Calibration Two: Third-Party Enforcement Through Qui Tam Provision

Mechanism: Create a private right of action allowing service members deployed under contested authority to bring suit in federal court, with standing to challenge the legality of their deployment absent congressional authorization. Structure this as a qui tam provision: plaintiffs who prevail would receive a statutory payment, and any funds expended on unauthorized operations would be subject to recovery.

Implementation Authority: Congress, through a new subsection added to the War Powers Resolution or as a standalone statute. This does not require constitutional amendment, as Congress has Article I authority to define the scope of its own war powers and create enforcement mechanisms.

Structural Change: This repairs the standing problem that has historically insulated war powers disputes from judicial review. Courts have repeatedly held that members of Congress lack standing to sue the executive over war powers violations because their injury is institutional and non-particularized. Service members, by contrast, face direct personal harm: they are ordered into combat zones under legal authority that may not exist.

This Calibration does not convert war powers questions into purely justiciable matters—political question doctrine may still limit some claims—but it creates a credible enforcement path that does not depend on congressional self-motivation. The executive branch faces potential judicial invalidation and financial liability, creating deterrent pressure against unilateral action.

Calibration Three: State-Based Authorization Review

Mechanism: Amend the War Powers Resolution to require that if Congress does not vote within the 60-day window, authorization authority transfers to a supermajority of state legislatures. If two-thirds of state legislatures (34 states) pass concurrent resolutions authorizing the operation within an additional 30 days, it may continue. Otherwise, it terminates.

Implementation Authority: Congress, through statutory amendment. This does not require a constitutional amendment because it does not alter the allocation of federal war powers; it simply creates a fallback mechanism within the existing legislative branch structure.

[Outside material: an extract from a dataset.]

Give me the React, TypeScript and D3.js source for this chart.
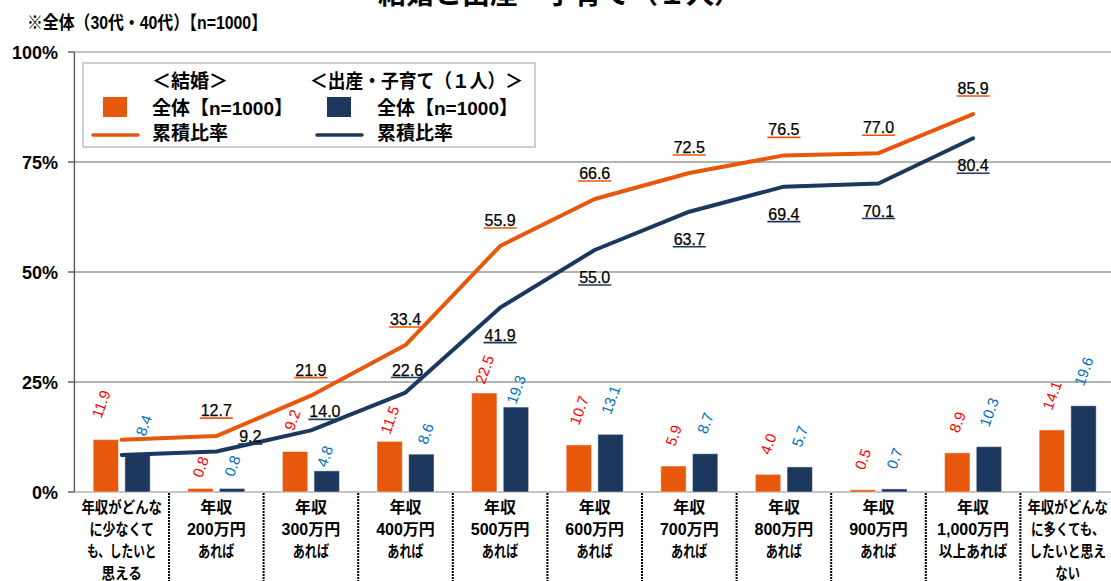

Structural Change: This is the most radical Calibration, but it addresses the core pathology: federal legislative risk-aversion. When the political cost of voting is too high for Congress, the decision is pushed to bodies with different electoral incentives and closer constituent accountability. State legislatures face different reelection dynamics and constituency pressures than federal members.

The constitutional theory is sound: if Congress refuses to exercise its Article I authority, and if that refusal constitutes a form of institutional abandonment, then a mechanism that engages other republican bodies to exercise judgment is preferable to unilateral executive action. The Tenth Amendment does not prohibit this structure because it operates as a condition set by Congress itself on federal military operations, not as a delegation of federal power to states.

Achievability Assessment

Calibration One is the most achievable and the minimum necessary repair. It requires only statutory amendment, operates through existing appropriations mechanisms, and does not depend on judicial or state action. It has historical precedent: Congress has used funding cutoffs to constrain military operations in Southeast Asia, Central America, and Somalia.

Calibration Two faces judicial barriers but could gain traction if courts recognize the standing paradox: the branch with constitutional authority to check executive war-making is structurally unable to enforce its own power. A qui tam model borrows from successful False Claims Act enforcement, where private actors remedy government failures.

Calibration Three is politically remote but structurally necessary if the federal legislative branch remains captured by avoidance incentives. It is the failsafe: when the primary mechanism breaks, a secondary republican structure engages.

Without at least Calibration One, the War Powers Resolution remains a procedural facade—a machine that hums but performs no work. The constitutional command that Congress authorize war becomes a suggestion, honored only when politically convenient. The House's decision to punt the Iran vote is not a scandal. It is the system working exactly as its flawed design allows.